(Rows from a dataset of charts and code)
%%

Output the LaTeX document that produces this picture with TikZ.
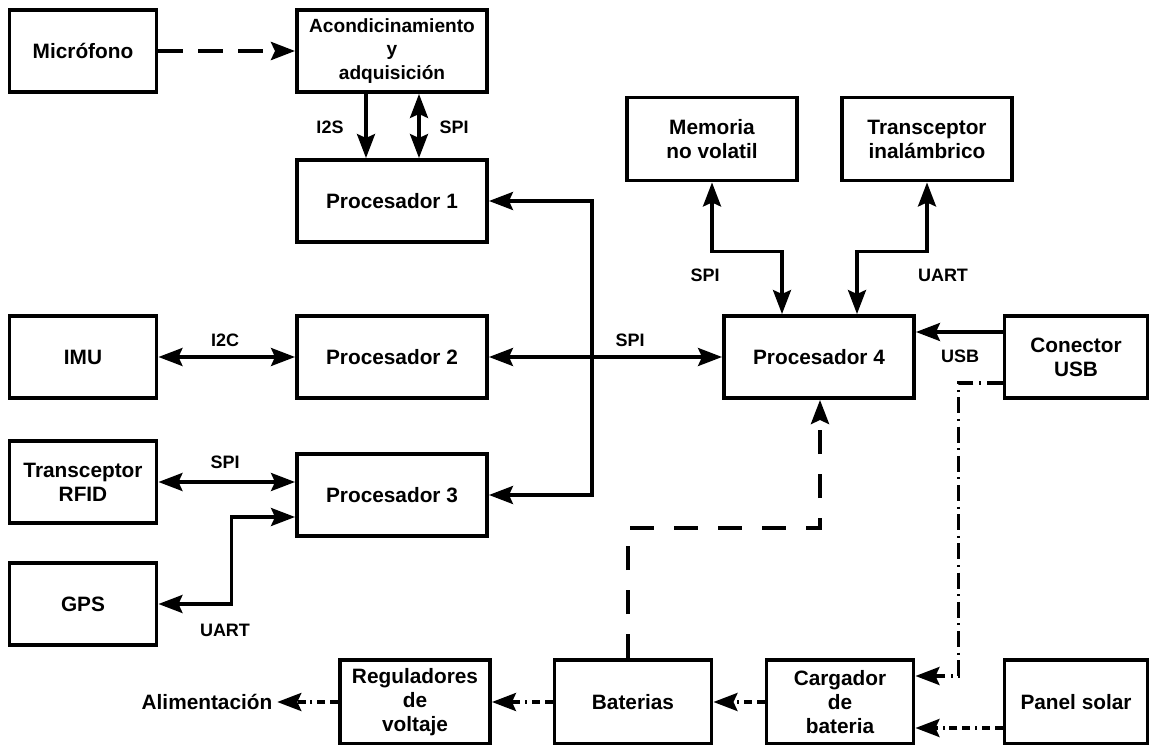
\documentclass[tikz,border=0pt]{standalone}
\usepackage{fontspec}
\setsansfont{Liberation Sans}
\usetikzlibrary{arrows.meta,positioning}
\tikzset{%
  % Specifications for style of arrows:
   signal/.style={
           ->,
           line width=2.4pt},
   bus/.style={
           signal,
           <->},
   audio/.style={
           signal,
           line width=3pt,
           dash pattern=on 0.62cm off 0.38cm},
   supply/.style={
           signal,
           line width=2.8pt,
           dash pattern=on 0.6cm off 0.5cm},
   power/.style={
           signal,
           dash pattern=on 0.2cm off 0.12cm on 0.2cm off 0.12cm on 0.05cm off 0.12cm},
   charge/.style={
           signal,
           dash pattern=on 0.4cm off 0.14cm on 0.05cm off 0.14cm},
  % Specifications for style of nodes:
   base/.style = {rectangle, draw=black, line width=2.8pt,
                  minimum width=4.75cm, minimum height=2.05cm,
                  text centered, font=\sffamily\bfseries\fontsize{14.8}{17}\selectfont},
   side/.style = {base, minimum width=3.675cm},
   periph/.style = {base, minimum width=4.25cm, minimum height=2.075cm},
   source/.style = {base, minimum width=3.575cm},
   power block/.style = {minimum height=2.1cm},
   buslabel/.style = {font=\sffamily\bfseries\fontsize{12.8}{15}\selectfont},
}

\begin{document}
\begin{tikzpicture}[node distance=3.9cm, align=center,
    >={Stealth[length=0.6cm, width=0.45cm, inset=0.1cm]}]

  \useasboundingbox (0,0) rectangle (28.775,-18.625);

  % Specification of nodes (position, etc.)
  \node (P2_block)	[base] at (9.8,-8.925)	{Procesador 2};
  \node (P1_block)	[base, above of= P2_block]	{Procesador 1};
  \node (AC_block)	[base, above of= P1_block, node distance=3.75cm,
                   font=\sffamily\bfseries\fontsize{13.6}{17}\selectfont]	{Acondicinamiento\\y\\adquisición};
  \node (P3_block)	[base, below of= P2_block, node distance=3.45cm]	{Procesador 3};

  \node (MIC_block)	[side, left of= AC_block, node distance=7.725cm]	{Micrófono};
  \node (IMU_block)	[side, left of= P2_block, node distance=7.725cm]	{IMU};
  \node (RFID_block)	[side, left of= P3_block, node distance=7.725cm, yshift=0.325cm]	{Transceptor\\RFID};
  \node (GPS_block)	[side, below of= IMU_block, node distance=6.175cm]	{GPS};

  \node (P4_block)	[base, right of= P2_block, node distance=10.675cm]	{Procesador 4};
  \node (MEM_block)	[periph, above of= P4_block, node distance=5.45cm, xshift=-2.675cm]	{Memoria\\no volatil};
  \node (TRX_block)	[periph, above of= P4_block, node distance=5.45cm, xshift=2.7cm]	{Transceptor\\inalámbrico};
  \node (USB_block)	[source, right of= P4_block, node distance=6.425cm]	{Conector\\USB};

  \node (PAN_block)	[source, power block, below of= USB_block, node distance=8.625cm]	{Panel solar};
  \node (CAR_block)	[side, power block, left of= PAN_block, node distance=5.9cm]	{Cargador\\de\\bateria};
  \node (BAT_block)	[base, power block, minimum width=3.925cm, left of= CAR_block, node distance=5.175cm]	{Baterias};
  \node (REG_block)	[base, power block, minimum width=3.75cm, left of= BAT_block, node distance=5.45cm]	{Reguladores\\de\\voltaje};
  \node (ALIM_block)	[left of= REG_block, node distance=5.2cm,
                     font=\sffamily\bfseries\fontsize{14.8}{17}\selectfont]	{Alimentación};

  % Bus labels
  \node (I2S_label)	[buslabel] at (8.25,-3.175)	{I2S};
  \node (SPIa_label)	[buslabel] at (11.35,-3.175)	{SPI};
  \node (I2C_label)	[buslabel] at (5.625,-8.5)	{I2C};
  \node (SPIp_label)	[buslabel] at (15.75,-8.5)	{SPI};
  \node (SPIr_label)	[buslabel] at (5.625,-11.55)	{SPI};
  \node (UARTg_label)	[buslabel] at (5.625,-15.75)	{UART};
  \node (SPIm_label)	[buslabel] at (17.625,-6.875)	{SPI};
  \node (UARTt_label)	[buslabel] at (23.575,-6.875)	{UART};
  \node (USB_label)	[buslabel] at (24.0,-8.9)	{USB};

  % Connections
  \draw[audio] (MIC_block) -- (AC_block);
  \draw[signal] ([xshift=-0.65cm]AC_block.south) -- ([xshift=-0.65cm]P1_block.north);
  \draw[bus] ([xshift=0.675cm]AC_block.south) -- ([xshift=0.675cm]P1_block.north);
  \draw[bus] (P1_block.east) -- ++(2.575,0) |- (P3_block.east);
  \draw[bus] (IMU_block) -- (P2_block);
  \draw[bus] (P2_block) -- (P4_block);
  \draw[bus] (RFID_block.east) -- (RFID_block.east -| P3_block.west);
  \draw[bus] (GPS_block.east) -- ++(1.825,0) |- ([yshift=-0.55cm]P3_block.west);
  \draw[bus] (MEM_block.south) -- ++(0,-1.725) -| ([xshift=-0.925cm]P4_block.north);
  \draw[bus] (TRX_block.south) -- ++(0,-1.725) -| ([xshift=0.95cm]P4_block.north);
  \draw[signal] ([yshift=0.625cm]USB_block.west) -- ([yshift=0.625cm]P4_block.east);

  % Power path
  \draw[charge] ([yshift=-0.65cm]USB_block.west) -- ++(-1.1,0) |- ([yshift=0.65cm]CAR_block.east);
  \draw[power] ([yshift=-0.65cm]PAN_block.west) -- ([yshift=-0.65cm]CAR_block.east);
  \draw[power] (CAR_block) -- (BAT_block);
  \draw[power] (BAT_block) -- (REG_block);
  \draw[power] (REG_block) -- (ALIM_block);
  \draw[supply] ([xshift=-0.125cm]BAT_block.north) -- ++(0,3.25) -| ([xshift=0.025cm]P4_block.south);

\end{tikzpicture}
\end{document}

%%
%%

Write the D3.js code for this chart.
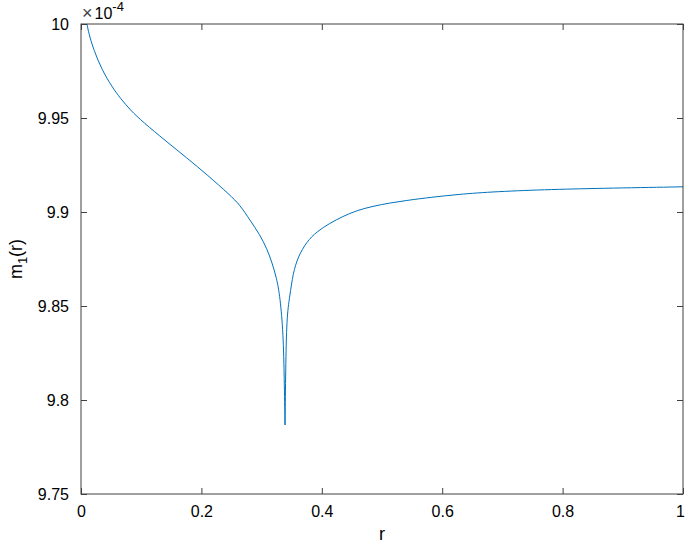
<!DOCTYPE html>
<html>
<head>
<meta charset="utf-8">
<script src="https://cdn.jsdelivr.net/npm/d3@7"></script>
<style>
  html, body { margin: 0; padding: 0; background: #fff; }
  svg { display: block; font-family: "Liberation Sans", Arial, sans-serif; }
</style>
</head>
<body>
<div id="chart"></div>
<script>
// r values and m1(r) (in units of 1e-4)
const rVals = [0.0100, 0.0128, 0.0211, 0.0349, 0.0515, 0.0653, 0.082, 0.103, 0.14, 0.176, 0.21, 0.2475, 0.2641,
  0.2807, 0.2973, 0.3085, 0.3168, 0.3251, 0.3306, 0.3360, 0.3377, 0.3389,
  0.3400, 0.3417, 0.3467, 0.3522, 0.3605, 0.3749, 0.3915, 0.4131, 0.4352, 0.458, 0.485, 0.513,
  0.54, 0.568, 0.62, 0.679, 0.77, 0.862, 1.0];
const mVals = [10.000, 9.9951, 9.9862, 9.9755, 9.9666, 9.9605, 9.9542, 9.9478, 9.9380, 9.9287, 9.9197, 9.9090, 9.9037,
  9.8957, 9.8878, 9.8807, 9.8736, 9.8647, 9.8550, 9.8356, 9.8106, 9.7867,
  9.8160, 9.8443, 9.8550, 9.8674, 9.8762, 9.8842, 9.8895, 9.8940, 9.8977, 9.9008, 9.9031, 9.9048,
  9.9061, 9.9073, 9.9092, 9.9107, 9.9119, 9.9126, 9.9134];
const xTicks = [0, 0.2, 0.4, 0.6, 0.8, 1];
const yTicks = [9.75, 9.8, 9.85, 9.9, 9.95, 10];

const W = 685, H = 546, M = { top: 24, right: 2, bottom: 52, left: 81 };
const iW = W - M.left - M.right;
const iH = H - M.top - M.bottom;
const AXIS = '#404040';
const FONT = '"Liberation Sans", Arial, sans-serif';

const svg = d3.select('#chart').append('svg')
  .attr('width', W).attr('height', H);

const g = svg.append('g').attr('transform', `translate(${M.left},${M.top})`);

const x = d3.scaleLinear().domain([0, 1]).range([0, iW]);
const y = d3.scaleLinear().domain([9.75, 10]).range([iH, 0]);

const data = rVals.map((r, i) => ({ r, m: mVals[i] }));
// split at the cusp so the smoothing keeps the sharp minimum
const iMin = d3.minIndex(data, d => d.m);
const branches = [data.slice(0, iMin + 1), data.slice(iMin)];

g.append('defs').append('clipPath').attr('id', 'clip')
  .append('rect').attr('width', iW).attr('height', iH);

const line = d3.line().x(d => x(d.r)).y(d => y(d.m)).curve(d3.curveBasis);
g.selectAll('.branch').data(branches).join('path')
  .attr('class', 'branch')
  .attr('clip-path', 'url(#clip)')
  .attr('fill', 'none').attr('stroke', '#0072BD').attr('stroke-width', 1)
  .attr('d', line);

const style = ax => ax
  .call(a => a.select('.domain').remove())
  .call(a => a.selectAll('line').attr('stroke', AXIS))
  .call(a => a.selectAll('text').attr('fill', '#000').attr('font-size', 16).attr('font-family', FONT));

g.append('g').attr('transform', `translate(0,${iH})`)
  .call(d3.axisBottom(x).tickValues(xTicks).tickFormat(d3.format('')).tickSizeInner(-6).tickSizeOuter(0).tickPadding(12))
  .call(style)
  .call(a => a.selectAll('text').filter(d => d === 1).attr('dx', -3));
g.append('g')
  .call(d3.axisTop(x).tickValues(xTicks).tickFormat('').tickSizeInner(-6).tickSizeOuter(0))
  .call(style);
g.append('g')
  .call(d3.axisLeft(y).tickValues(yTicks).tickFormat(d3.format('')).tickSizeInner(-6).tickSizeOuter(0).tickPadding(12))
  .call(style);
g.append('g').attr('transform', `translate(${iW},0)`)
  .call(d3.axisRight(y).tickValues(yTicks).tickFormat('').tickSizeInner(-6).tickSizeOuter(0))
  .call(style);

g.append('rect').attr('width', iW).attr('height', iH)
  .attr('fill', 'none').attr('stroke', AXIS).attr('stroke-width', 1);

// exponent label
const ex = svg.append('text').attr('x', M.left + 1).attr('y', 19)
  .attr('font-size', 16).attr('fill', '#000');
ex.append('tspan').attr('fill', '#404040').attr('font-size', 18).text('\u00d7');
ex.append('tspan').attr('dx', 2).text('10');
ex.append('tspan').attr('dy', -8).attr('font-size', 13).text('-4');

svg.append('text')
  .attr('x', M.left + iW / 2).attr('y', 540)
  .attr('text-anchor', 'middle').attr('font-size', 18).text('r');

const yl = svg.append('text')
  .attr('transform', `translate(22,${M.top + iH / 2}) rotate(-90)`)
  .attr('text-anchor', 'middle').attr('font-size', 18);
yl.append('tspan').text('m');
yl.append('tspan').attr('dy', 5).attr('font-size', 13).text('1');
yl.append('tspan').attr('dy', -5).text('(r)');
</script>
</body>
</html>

%%
%%

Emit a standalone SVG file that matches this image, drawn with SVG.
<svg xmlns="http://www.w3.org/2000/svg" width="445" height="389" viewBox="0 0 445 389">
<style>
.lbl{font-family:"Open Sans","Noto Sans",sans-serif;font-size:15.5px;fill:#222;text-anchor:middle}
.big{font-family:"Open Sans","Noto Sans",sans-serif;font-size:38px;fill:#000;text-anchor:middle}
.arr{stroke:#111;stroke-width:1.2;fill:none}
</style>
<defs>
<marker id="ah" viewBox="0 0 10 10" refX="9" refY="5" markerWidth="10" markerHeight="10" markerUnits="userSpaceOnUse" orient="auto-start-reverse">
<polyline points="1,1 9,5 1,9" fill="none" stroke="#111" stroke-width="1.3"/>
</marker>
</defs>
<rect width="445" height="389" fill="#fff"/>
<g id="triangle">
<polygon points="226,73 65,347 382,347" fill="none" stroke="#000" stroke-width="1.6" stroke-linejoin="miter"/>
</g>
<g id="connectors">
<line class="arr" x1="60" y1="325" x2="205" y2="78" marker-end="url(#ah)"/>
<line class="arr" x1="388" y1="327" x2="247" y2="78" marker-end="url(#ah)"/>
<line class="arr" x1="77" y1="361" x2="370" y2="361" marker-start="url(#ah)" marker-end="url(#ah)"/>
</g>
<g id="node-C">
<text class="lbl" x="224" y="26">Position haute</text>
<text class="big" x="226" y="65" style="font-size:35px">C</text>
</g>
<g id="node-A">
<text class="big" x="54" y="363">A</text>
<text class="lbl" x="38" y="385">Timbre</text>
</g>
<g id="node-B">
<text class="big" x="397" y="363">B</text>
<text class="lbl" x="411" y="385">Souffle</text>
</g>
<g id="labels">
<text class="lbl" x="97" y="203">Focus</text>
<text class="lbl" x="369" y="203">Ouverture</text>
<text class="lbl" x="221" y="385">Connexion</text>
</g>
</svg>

%%

● What to do: Copy each line of the listing that includes "this".

● Result below:
Output the LaTeX document that produces this picture with TikZ.
Write the D3.js code for this chart.
Emit a standalone SVG file that matches this image, drawn with SVG.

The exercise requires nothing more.